Sherman had a love of fast cars and planes, and an obscure past. We at FAF Motorcars, the Atlanta dealership, dealt with him on a number of occasions, and after visiting our unglamorous dealership behind a cement factory, he gave us his approval because we kept our overhead low, something he claimed to have learned from the CIA.

Sherman was killed in the mid-’70s when he crashed his beloved P51 Mustang. Prior to that he had sold S/N 1161 to another famous “curbstoner,” John Delamater, in Indiana, who helped Ken Hutchinson to build his collection.

When Hutchison got it, S/N 1161 was pretty rough. It ran, but each time it hit a bump more green paint flaked off. Hutchinson owned this TdF until 1986, when it was sold to a Japanese collector and restoration began in 1987. The restoration was done by SCM’s Mike Sheehan, who said the car must have been stored in a very wet area. Everywhere that steel and aluminum came together was nothing but white powder. The corrosion was massive and Sheehan had to replace the entire bottom of the car, finally finishing in 1991. Its color was changed from dark green to red. In 1995, with its Pebble Beach restoration, the car was advertised for $625,000.

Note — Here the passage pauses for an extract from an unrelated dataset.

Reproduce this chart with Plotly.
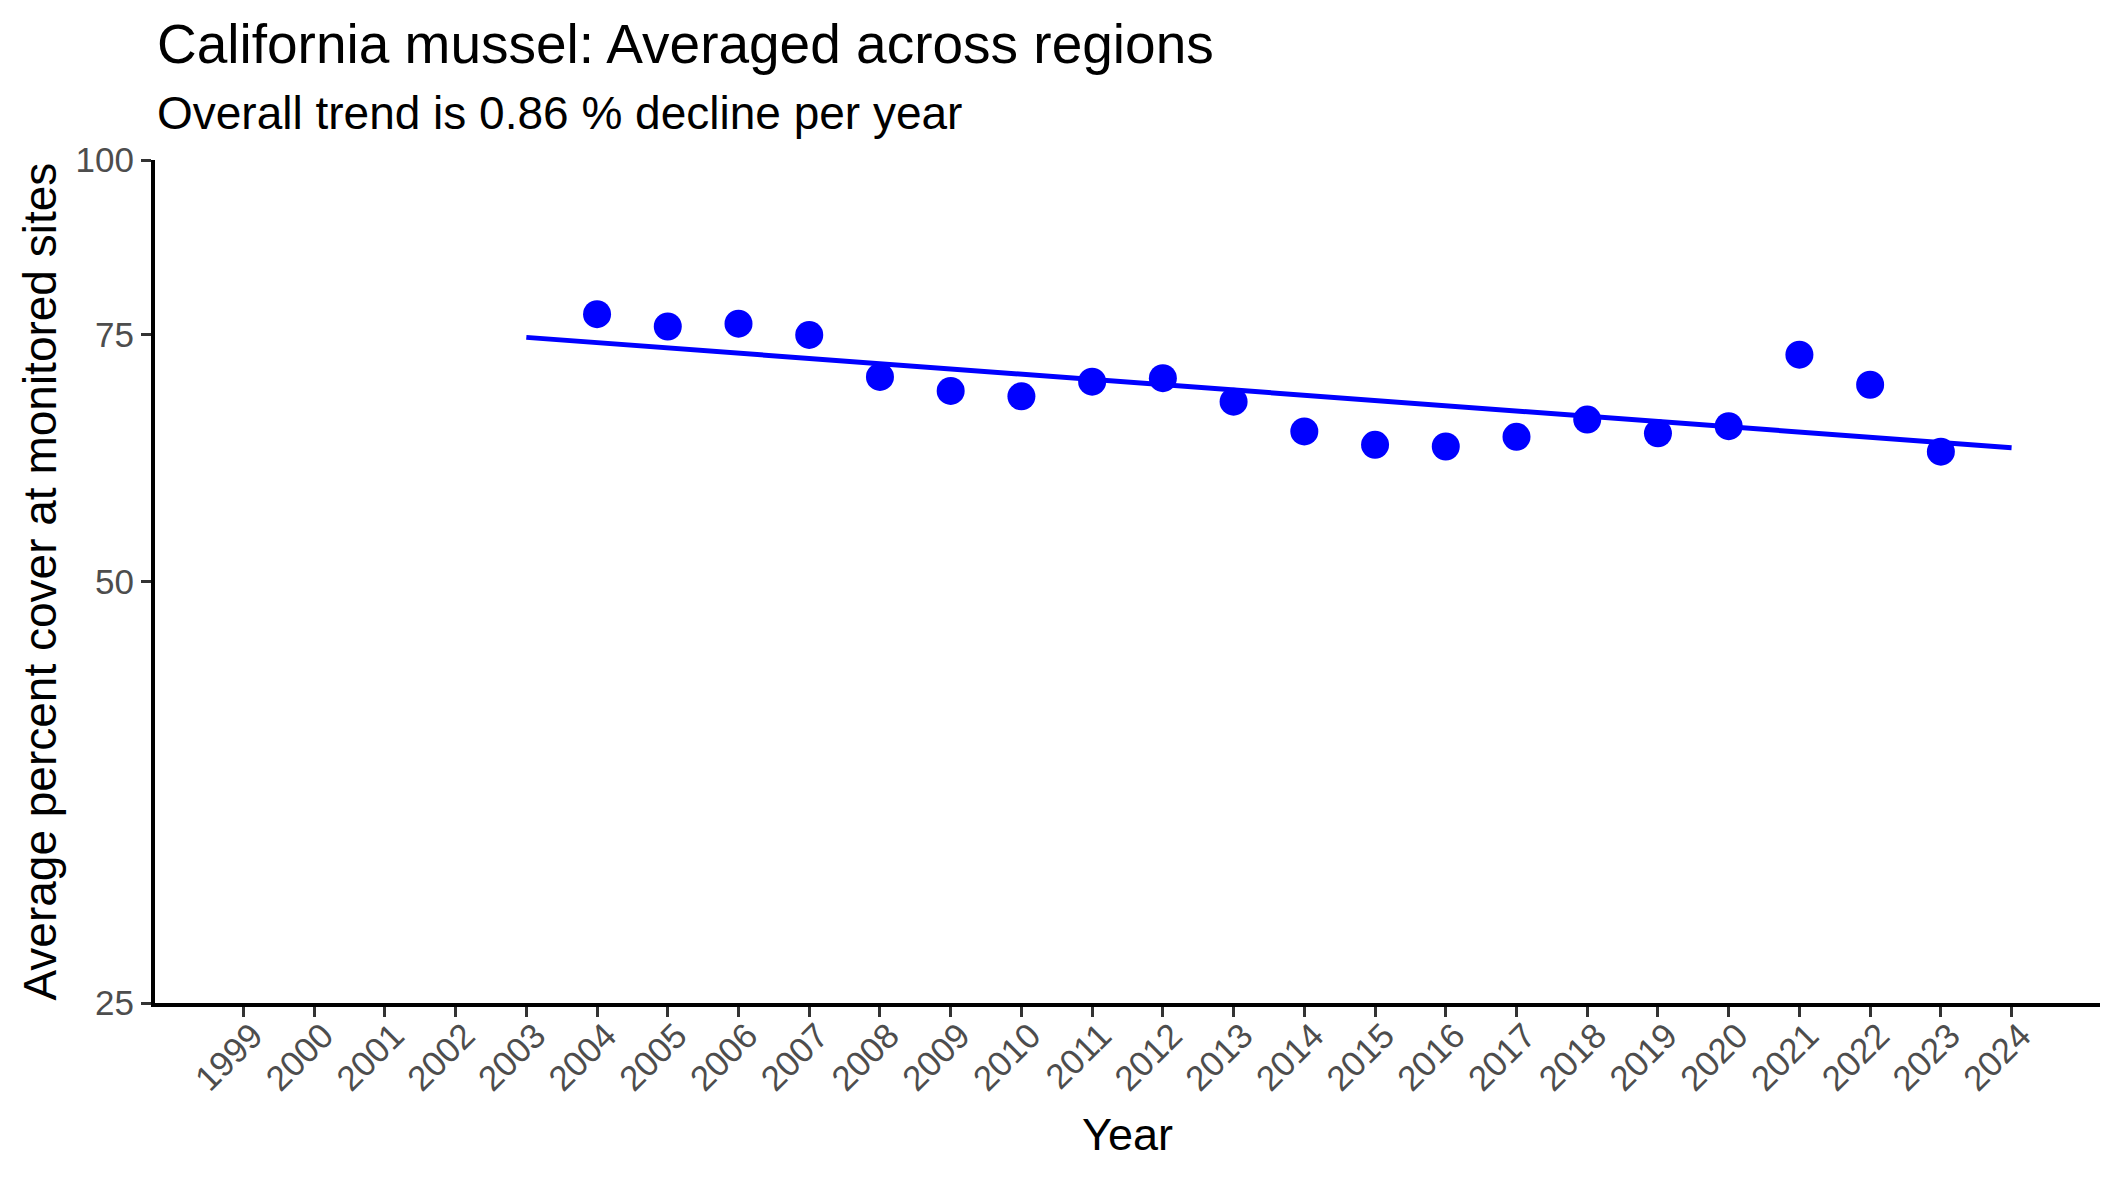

So what we have here is an excellent car, after a thorough restoration. It has minor U.S. competition history, and some colorful early owners. The restoration has held up well but shows wear from vintage racing outings.

So does all this add up to $1.5 million? This is a record price for a “regular” TdF without significant international competition history, according to SCM records. But it is indicative of where the TdF market is today. With only 77 built, buyers are paying a premium for cars that still have their original engines, and that haven’t been rolled up into a ball or burned to the ground in a fire at some point in their lives.

So, as is so often the case these days with blue-chip vintage Ferraris, we would have to say that while this was a record price, the car was worth it, and we’ll surely see this price exceeded in the next few months.